Ok, I realize my definition of a week may vary from what you might traditionally expect.  When I started this concept I thought I would find things all the time, and winnowing it down to aPyBook single item would be the biggest challenge!  Hunting down cool things is trickier than I thought!  This “week” was quite easy, it was brought to my attention using the contact form on this site.  If you have something you think other developers ( and developers in training ) would be interested in, send it to me!

 

 

Anyways, enough about my apparent inability to tell time, on to the cool thing.  Are you interested in learning game programming but are intimidated by the gigantic mountain of details ahead of you?  I understand your frustration, it’s an overwhelming subject with so much to learn and so many options available to you, options that you really aren’t well equipped to answer yet.  This is why I put together my beginners guide and you may notice that one of the languages I suggested was Python, although that section was pretty sparse.  Well this item goes a long way towards fixing that.

 

 

Author Albert Sweigart has created not just one, but two Python books about learning to program games using python.  The first book teaches the Python language by building a number of classic “basic” games including Hangman, Tic Tac Toe and Reversi.  Then around chapter 17, he starts to address more advanced games using the popular Pygame library.  Three chapters is far too little time to deal with this subject, and clearly the author agrees, as the entirety of the second book is about using Python with PyGame. 

 

 

The second book creates much more advanced games, while still teaching Python concepts by example.  In this book you create a minesweeper-esque game, a SNAFU/Nibble clone, a 2D Katamari Damacy’ish with squirrels game, a box pusher type game and a handful more.  It is slightly more involved than the first book, but together you should have no problems with it.
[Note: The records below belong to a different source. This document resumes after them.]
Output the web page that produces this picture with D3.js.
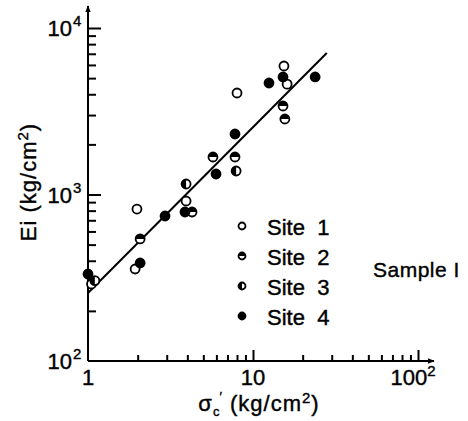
<!DOCTYPE html>
<html>
<head>
<meta charset="utf-8">
<script src="https://cdn.jsdelivr.net/npm/d3@7"></script>
<style>
  body { margin: 0; background: #fff; }
  svg { display: block; font-family: "Liberation Sans", Arial, sans-serif; }
  text { stroke: #000; stroke-width: 0.4px; }
</style>
</head>
<body>
<svg width="468" height="421"></svg>
<script>
"use strict";

// data (stress in kg/cm2, modulus Ei in kg/cm2)
var site1X = [1.05, 1.93, 1.98, 3.93, 8.0, 15.4, 16.1];
var site1Y = [290, 357, 818, 914, 4070, 5911, 4600];
var site2X = [2.07, 4.27, 5.72, 7.78, 15.2, 15.6];
var site2Y = [541, 785, 1680, 1680, 3401, 2840];
var site3X = [1.1, 3.93, 7.9];
var site3Y = [304, 1156, 1384];
var site4X = [1.0, 2.07, 2.93, 3.87, 5.97, 7.78, 12.5, 15.2, 23.8];
var site4Y = [333, 388, 743, 785, 1328, 2308, 4673, 5080, 5080];
var fitX = [1, 28];
var fitY = [256, 7080];

var siteNames = ['Site  1', 'Site  2', 'Site  3', 'Site  4'];
var xTickValues = [1, 10, 100];
var xTickExp = ['', '', '2'];
var yTickValues = [100, 1000, 10000];
var yTickExp = ['2', '3', '4'];

var svg = d3.select('svg');

var xScale = d3.scaleLog()
    .domain([1, 100])
    .range([88, 418]);

var yScale = d3.scaleLog()
    .domain([100, 10000])
    .range([361, 28]);

var minorX = [2, 3, 4, 5, 6, 7, 8, 9, 20, 30, 40, 50, 60, 70, 80, 90];
var minorY = [200, 300, 400, 500, 600, 700, 800, 900, 2000, 3000, 4000, 5000, 6000, 7000, 8000, 9000];

svg.append('defs')
    .append('clipPath')
    .attr('id', 'half-h')
    .attr('clipPathUnits', 'objectBoundingBox')
    .append('rect')
    .attr('x', 0).attr('y', 0).attr('width', 1).attr('height', 0.5);

svg.select('defs')
    .append('clipPath')
    .attr('id', 'half-v')
    .attr('clipPathUnits', 'objectBoundingBox')
    .append('rect')
    .attr('x', 0).attr('y', 0).attr('width', 0.5).attr('height', 1);

svg.select('defs')
    .append('marker')
    .attr('id', 'arrow')
    .attr('viewBox', '0 0 10 10')
    .attr('refX', 9).attr('refY', 5)
    .attr('markerWidth', 7).attr('markerHeight', 9)
    .attr('markerUnits', 'userSpaceOnUse')
    .attr('orient', 'auto')
    .append('path')
    .attr('d', 'M0,1 L10,5 L0,9 Z')
    .attr('fill', '#000');

// axis lines with arrows
svg.append('line')
    .attr('x1', xScale(1)).attr('y1', yScale(100))
    .attr('x2', xScale(1)).attr('y2', 6)
    .attr('stroke', '#000').attr('stroke-width', 2)
    .attr('marker-end', 'url(#arrow)');

svg.append('line')
    .attr('x1', xScale(1)).attr('y1', yScale(100))
    .attr('x2', 434).attr('y2', yScale(100))
    .attr('stroke', '#000').attr('stroke-width', 2)
    .attr('marker-end', 'url(#arrow)');

// ticks: inside the frame
var yG = svg.append('g')
    .attr('transform', 'translate(' + xScale(1) + ',0)')
    .call(d3.axisRight(yScale).tickValues(minorY).tickSize(8).tickFormat(''));
yG.select('.domain').remove();

var yMajor = svg.append('g')
    .attr('transform', 'translate(' + xScale(1) + ',0)')
    .call(d3.axisRight(yScale).tickValues([1000, 10000]).tickSize(13).tickFormat(''));
yMajor.select('.domain').remove();

var xG = svg.append('g')
    .attr('transform', 'translate(0,' + yScale(100) + ')')
    .call(d3.axisTop(xScale).tickValues(minorX).tickSize(6).tickFormat(''));
xG.select('.domain').remove();

var xMajor = svg.append('g')
    .attr('transform', 'translate(0,' + yScale(100) + ')')
    .call(d3.axisTop(xScale).tickValues([10, 100]).tickSize(11).tickFormat(''));
xMajor.select('.domain').remove();

svg.selectAll('.tick line')
    .attr('stroke', '#000')
    .attr('stroke-width', 2);

// tick labels
svg.append('g')
    .selectAll('text')
    .data(yTickValues)
    .enter()
    .append('text')
    .attr('x', 72)
    .attr('y', function (d) { return yScale(d) + 8; })
    .attr('text-anchor', 'end')
    .attr('font-size', 22)
    .text('10');

svg.append('g')
    .selectAll('text')
    .data(yTickValues)
    .enter()
    .append('text')
    .attr('x', 73)
    .attr('y', function (d) { return yScale(d) - 2; })
    .attr('font-size', 15)
    .text(function (d, i) { return yTickExp[i]; });

svg.append('g')
    .selectAll('text')
    .data(xTickValues)
    .enter()
    .append('text')
    .attr('x', function (d, i) { return xScale(d) - (xTickExp[i] ? 5 : 0); })
    .attr('y', 385)
    .attr('text-anchor', 'middle')
    .attr('font-size', 22)
    .text(function (d) { return d; })
    .append('tspan')
    .attr('dy', -9)
    .attr('font-size', 15)
    .text(function (d, i) { return xTickExp[i]; });

// axis titles
var yTitle = svg.append('text')
    .attr('transform', 'translate(36,182) rotate(-90)')
    .attr('text-anchor', 'middle')
    .attr('font-size', 22)
    .attr('letter-spacing', 1);
yTitle.append('tspan').text('Ei (kg/cm');
yTitle.append('tspan').attr('dy', -8).attr('font-size', 15).text('2');
yTitle.append('tspan').attr('dy', 8).text(')');

var xTitle = svg.append('text')
    .attr('x', 259)
    .attr('y', 411)
    .attr('text-anchor', 'middle')
    .attr('font-size', 22)
    .attr('letter-spacing', 1);
xTitle.append('tspan').text('σ');
xTitle.append('tspan').attr('dy', 5).attr('font-size', 13).text('c');
xTitle.append('tspan').attr('dy', -15).attr('dx', -1).attr('font-size', 13).text('′');
xTitle.append('tspan').attr('dy', 10).text(' (kg/cm');
xTitle.append('tspan').attr('dy', -8).attr('font-size', 15).text('2');
xTitle.append('tspan').attr('dy', 8).text(')');

// fitted line
svg.append('line')
    .attr('x1', xScale(fitX[0])).attr('y1', yScale(fitY[0]))
    .attr('x2', xScale(fitX[1])).attr('y2', yScale(fitY[1]))
    .attr('stroke', '#000')
    .attr('stroke-width', 2);

// markers
function drawMarker(g, kind, r) {
    g.append('circle')
        .attr('r', r)
        .attr('fill', kind === 4 ? '#000' : '#fff')
        .attr('stroke', '#000')
        .attr('stroke-width', 1.8);
    if (kind === 2 || kind === 3) {
        g.append('circle')
            .attr('r', r)
            .attr('fill', '#000')
            .attr('clip-path', kind === 2 ? 'url(#half-h)' : 'url(#half-v)');
    }
}

function plotSite(xs, ys, kind) {
    svg.append('g')
        .selectAll('g')
        .data(xs)
        .enter()
        .append('g')
        .attr('transform', function (d, i) {
            return 'translate(' + xScale(d) + ',' + yScale(ys[i]) + ')';
        })
        .each(function () { drawMarker(d3.select(this), kind, 4.5); });
}

plotSite(site1X, site1Y, 1);
plotSite(site2X, site2Y, 2);
plotSite(site3X, site3Y, 3);
plotSite(site4X, site4Y, 4);

// legend
var legend = svg.append('g')
    .selectAll('g')
    .data(siteNames)
    .enter()
    .append('g')
    .attr('transform', function (d, i) {
        return 'translate(242,' + (226 + i * 30) + ')';
    });

legend.each(function (d, i) { drawMarker(d3.select(this), i + 1, 3.5); });

legend.append('text')
    .attr('x', 25)
    .attr('y', 9)
    .attr('font-size', 22)
    .style('white-space', 'pre')
    .text(function (d) { return d; });

svg.append('text')
    .attr('x', 373)
    .attr('y', 277)
    .attr('font-size', 21)
    .attr('letter-spacing', 0.5)
    .text('Sample I');
</script>
</body>
</html>
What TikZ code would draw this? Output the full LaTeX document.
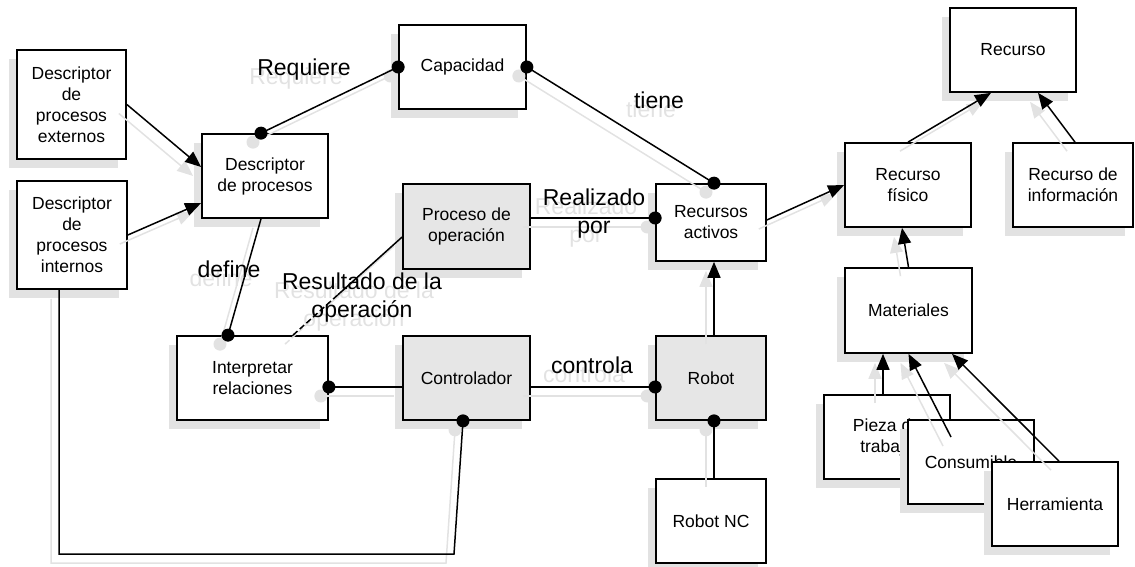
\documentclass[tikz,border=0pt]{standalone}
\usepackage{fontspec}
\setmainfont{Liberation Sans}
\usetikzlibrary{arrows.meta,shadows,calc}

\definecolor{shadowgray}{HTML}{E2E2E2}
\definecolor{boxgray}{HTML}{E6E6E6}

\newcommand\nodefont{\fontsize{17.5}{21}\selectfont}
\newcommand\relfont{\fontsize{23}{28}\selectfont}

\tikzset{
  box/.style={draw=black, line width=1.7pt, fill=white,
    minimum width=126pt, minimum height=84pt, inner sep=0pt,
    align=center, font=\nodefont,
    drop shadow={shadow xshift=-8pt, shadow yshift=-9pt, fill=shadowgray, opacity=1}},
  graybox/.style={box, fill=boxgray},
  rel/.style={font=\relfont, align=center, inner sep=0pt},
  relshadow/.style={rel, text=shadowgray, xshift=-8pt, yshift=-9pt},
  wire/.style={line width=1.5pt, color=black},
  wireshadow/.style={line width=1.5pt, color=shadowgray,
    transform canvas={xshift=-8pt, yshift=-9pt}},
  toarrow/.style={-{Triangle[length=16pt, width=13pt]}},
}

% every connector, drawn once as shadow and once in black
\newcommand\wiring[1]{%
  \draw[#1, toarrow] (ext-e) -- (dp-w1);
  \draw[#1, toarrow] (int-e) -- (dp-w2);
  \draw[#1] (dp-n) -- (cap-w);
  \draw[#1] (cap-e) -- (ract-n);
  \draw[#1] (proc-e) -- (ract-w);
  \draw[#1, toarrow] (ract-e) -- (rfis-w);
  \draw[#1, toarrow] (rfis-n) -- (rec-s1);
  \draw[#1, toarrow] (rinf-n) -- (rec-s2);
  \draw[#1, toarrow] (mat-n) -- (rfis-s);
  \draw[#1, toarrow] (pieza-n) -- (mat-s1);
  \draw[#1, toarrow] (cons-in) -- (mat-s2);
  \draw[#1, toarrow] (herr-n) -- (mat-s3);
  \draw[#1, toarrow] (robot-n) -- (ract-s);
  \draw[#1] (robot-s) -- (rnc-n);
  \draw[#1] (ctrl-e) -- (robot-w);
  \draw[#1] (interp-e) -- (ctrl-w);
  \draw[#1] (dp-s) -- (interp-n1);
  \draw[#1, dash pattern=on 6pt off 3pt] (interp-n2) -- (split);
  \draw[#1] (split) -- (proc-w);
  \draw[#1] (int-s) |- (loop) -- (ctrl-s);
  \foreach \p in {dp-n, cap-w, cap-e, ract-n, ract-w, robot-w, robot-s,
                  interp-e, interp-n1, ctrl-s}
    \fill[#1] (\p) circle (6.5pt);
}

% relation names
\newcommand\relations[1]{%
  \node[#1] (l-req) at (304,70) {Requiere};
  \node[#1] (l-tiene) at (659,100) {tiene};
  \node[#1] (l-real) at (594,214) {Realizado\\por};
  \node[#1] (l-def) at (229,269) {define};
  \node[#1] (l-res) at (362,298) {Resultado de la\\operación};
  \node[#1] (l-ctrl) at (592,365) {controla};
}

\begin{document}
\begin{tikzpicture}[x=1pt, y=-1pt]
\useasboundingbox (0,0) rectangle (1135,567);

% boxes
\node[box, minimum width=109pt, minimum height=109pt] (ext) at (71.5,104.5) {Descriptor\\de\\procesos\\externos};
\node[box, minimum width=110pt, minimum height=108pt] (int) at (72,235) {Descriptor\\de\\procesos\\internos};
\node[box] (dp) at (265,176) {Descriptor\\de procesos};
\node[box, minimum width=127pt] (cap) at (462.5,67) {Capacidad};
\node[graybox, minimum width=127pt, minimum height=85pt] (proc) at (466.5,226.5) {Proceso de\\operación};
\node[box, minimum width=110pt, minimum height=77pt] (ract) at (711,222.5) {Recursos\\activos};
\node[box] (rec) at (1013,50) {Recurso};
\node[box] (rfis) at (908,185) {Recurso\\físico};
\node[box, minimum width=120pt] (rinf) at (1073,185) {Recurso de\\información};
\node[box, minimum width=127pt, minimum height=85pt] (mat) at (908.5,310.5) {Materiales};
\node[box, minimum width=151pt] (interp) at (252.5,378) {Interpretar\\relaciones};
\node[graybox, minimum width=127pt] (ctrl) at (466.5,378) {Controlador};
\node[graybox, minimum width=110pt] (robot) at (711,378) {Robot};
\node[box, minimum width=110pt] (rnc) at (711,521) {Robot NC};
\node[box] (pieza) at (887,437) {Pieza de\\trabajo};
\node[box] (cons) at (971,462) {Consumible};
\node[box] (herr) at (1055,504) {Herramienta};

% connector end points on the box borders
\coordinate (ext-e) at (ext.east);
\coordinate (dp-w1) at ([yshift=9pt]dp.west);
\coordinate (int-e) at (int.east);
\coordinate (dp-w2) at ([yshift=-27pt]dp.west);
\coordinate (dp-n) at ([xshift=-4pt]dp.north);
\coordinate (cap-w) at (cap.west);
\coordinate (cap-e) at (cap.east);
\coordinate (ract-n) at ([xshift=3pt]ract.north);
\coordinate (proc-e) at ([yshift=8.5pt]proc.east);
\coordinate (ract-w) at ([yshift=4.5pt]ract.west);
\coordinate (ract-e) at ([yshift=2.5pt]ract.east);
\coordinate (rfis-w) at (rfis.west);
\coordinate (rfis-n) at (rfis.north);
\coordinate (rec-s1) at ([xshift=-22pt]rec.south);
\coordinate (rinf-n) at ([xshift=2pt]rinf.north);
\coordinate (rec-s2) at ([xshift=25pt]rec.south);
\coordinate (mat-n) at (mat.north);
\coordinate (rfis-s) at ([xshift=-6pt]rfis.south);
\coordinate (pieza-n) at ([xshift=-4pt]pieza.north);
\coordinate (mat-s1) at ([xshift=-25.5pt]mat.south);
\coordinate (cons-in) at ([xshift=-20pt,yshift=25pt]cons.center);
\coordinate (mat-s2) at (mat.south);
\coordinate (herr-n) at ([xshift=4pt]herr.north);
\coordinate (mat-s3) at ([xshift=43.5pt]mat.south);
\coordinate (robot-n) at ([xshift=3pt]robot.north);
\coordinate (ract-s) at ([xshift=3pt]ract.south);
\coordinate (robot-s) at ([xshift=3pt]robot.south);
\coordinate (rnc-n) at ([xshift=3pt]rnc.north);
\coordinate (ctrl-e) at ([yshift=-9pt]ctrl.east);
\coordinate (robot-w) at ([yshift=-9pt]robot.west);
\coordinate (interp-e) at ([yshift=-9pt]interp.east);
\coordinate (ctrl-w) at ([yshift=-9pt]ctrl.west);
\coordinate (dp-s) at ([xshift=-4pt]dp.south);
\coordinate (interp-n1) at ([xshift=-24.5pt]interp.north);
\coordinate (interp-n2) at ([xshift=40.5pt]interp.north);
\coordinate (proc-w) at ([yshift=-10.5pt]proc.west);
\coordinate (split) at ($(interp-n2)!0.41!(proc-w)$);
\coordinate (int-s) at ([xshift=-13pt]int.south);
\coordinate (ctrl-s) at ([xshift=-3.5pt]ctrl.south);
\coordinate (loop) at (454,554);

% shadows first, then the black drawing on top
\wiring{wireshadow}
\relations{relshadow}
\wiring{wire}
\relations{rel}
\end{tikzpicture}
\end{document}
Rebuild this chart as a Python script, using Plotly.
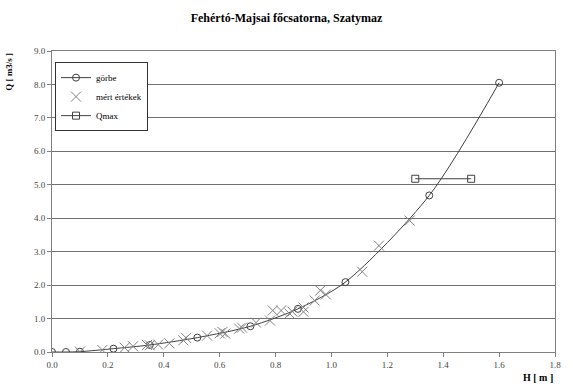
import plotly.graph_objects as go

# görbe (rating curve)
curve_H = [0.0, 0.05, 0.10, 0.22, 0.35, 0.52, 0.71, 0.88, 1.05, 1.35, 1.60]
curve_Q = [0.0, 0.0, 0.01, 0.10, 0.21, 0.43, 0.77, 1.29, 2.09, 4.68, 8.05]

# mért értékek (measured values)
meas_H = [0.10, 0.18, 0.26, 0.29, 0.34, 0.35, 0.38, 0.42, 0.47, 0.48,
          0.555, 0.60, 0.61, 0.62, 0.67, 0.68, 0.73, 0.78, 0.79, 0.82,
          0.85, 0.86, 0.90, 0.90, 0.94, 0.96, 0.98, 1.11, 1.17, 1.28]
meas_Q = [0.01, 0.06, 0.13, 0.17, 0.21, 0.20, 0.22, 0.26, 0.35, 0.42,
          0.49, 0.56, 0.60, 0.55, 0.70, 0.73, 0.88, 0.94, 1.24, 1.24,
          1.15, 1.21, 1.33, 1.20, 1.54, 1.84, 1.72, 2.40, 3.18, 3.93]

# Qmax
qmax_H = [1.30, 1.50]
qmax_Q = [5.18, 5.18]

x_ticks = [0.0, 0.2, 0.4, 0.6, 0.8, 1.0, 1.2, 1.4, 1.6, 1.8]
y_ticks = [0.0, 1.0, 2.0, 3.0, 4.0, 5.0, 6.0, 7.0, 8.0, 9.0]

serif = "Liberation Serif, DejaVu Serif, serif"

fig = go.Figure()
fig.add_trace(go.Scatter(
    x=curve_H, y=curve_Q, name="görbe", mode="lines+markers",
    line=dict(color="#404040", width=1, shape="spline", smoothing=0.8),
    marker=dict(symbol="circle-open", size=7, color="#404040", line=dict(width=1)),
))
fig.add_trace(go.Scatter(
    x=meas_H, y=meas_Q, name="mért értékek", mode="markers",
    marker=dict(symbol="x-thin-open", size=10, color="#808080", line=dict(width=1, color="#808080")),
))
fig.add_trace(go.Scatter(
    x=qmax_H, y=qmax_Q, name="Qmax", mode="lines+markers",
    line=dict(color="#404040", width=1),
    marker=dict(symbol="square-open", size=7, color="#404040", line=dict(width=1)),
))

fig.update_layout(
    width=573, height=390,
    margin=dict(l=52, r=15, t=51, b=38),
    paper_bgcolor="white", plot_bgcolor="white",
    font=dict(family=serif, size=9, color="#444444"),
    title=dict(text="<b>Fehértó-Majsai főcsatorna, Szatymaz</b>",
               x=0.5, xanchor="center", y=0.955, yanchor="middle",
               font=dict(family=serif, size=12, color="black")),
    showlegend=True,
    legend=dict(x=0.006, y=0.963, xanchor="left", yanchor="top",
                bgcolor="white", bordercolor="#333333", borderwidth=1,
                font=dict(family=serif, size=9, color="black"),
                itemwidth=30, tracegroupgap=0),
    xaxis=dict(range=[0, 1.8], tickvals=x_ticks, tickformat=".1f",
               showgrid=False, zeroline=False,
               showline=True, linecolor="#808080", linewidth=1, mirror=True,
               ticks="outside", ticklen=4, tickcolor="#808080"),
    yaxis=dict(range=[0, 9], tickvals=y_ticks, tickformat=".1f",
               showgrid=True, gridcolor="#707070", gridwidth=1,
               zeroline=False,
               showline=True, linecolor="#808080", linewidth=1, mirror=True,
               ticks="outside", ticklen=4, tickcolor="#808080"),
    annotations=[
        dict(text="<b>H [ m ]</b>", xref="paper", yref="paper",
             x=1.0, y=-0.06, xanchor="right", yanchor="top", showarrow=False,
             font=dict(family=serif, size=10, color="black")),
        dict(text="<b>Q [ m3/s ]</b>", xref="paper", yref="paper",
             x=-0.1, y=1.0, xanchor="left", yanchor="top", showarrow=False,
             textangle=-90,
             font=dict(family=serif, size=9, color="black")),
    ],
)

fig.write_html("out.html", config={"displayModeBar": False},
               post_script="document.body.style.margin='0';document.body.style.padding='0';")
The author set out to write a book that a 12 year old could understand and I believe he has succeeded.

 

 

At this point you may be wonder why exactly I’ve featured these particular books, there are literally thousands of books out there.  Good question and how is this for an answer…  They are free!  Al has made both books available under the creative commons license completely free, by almost any definition of the word.  You can head over to InventWithPython.com and read either book online, or download them as PDF.  Absolutely no strings attached.

 

 

That said, if you are the type that prefers a physical book in your hands, or you want to reward the author for his hard work, both Invent Your Own Computer Game with Python and Making Games with Python and PyGame are both available on Amazon, for less than 25$.  Looking at the reviews, it seems both of this books accomplished what they set out to do.

 

 

So, if you are just starting out or are picking up the Python language, these two books are a very good place to start.  Really, at a grand total price tag of 0$, what have you got to lose?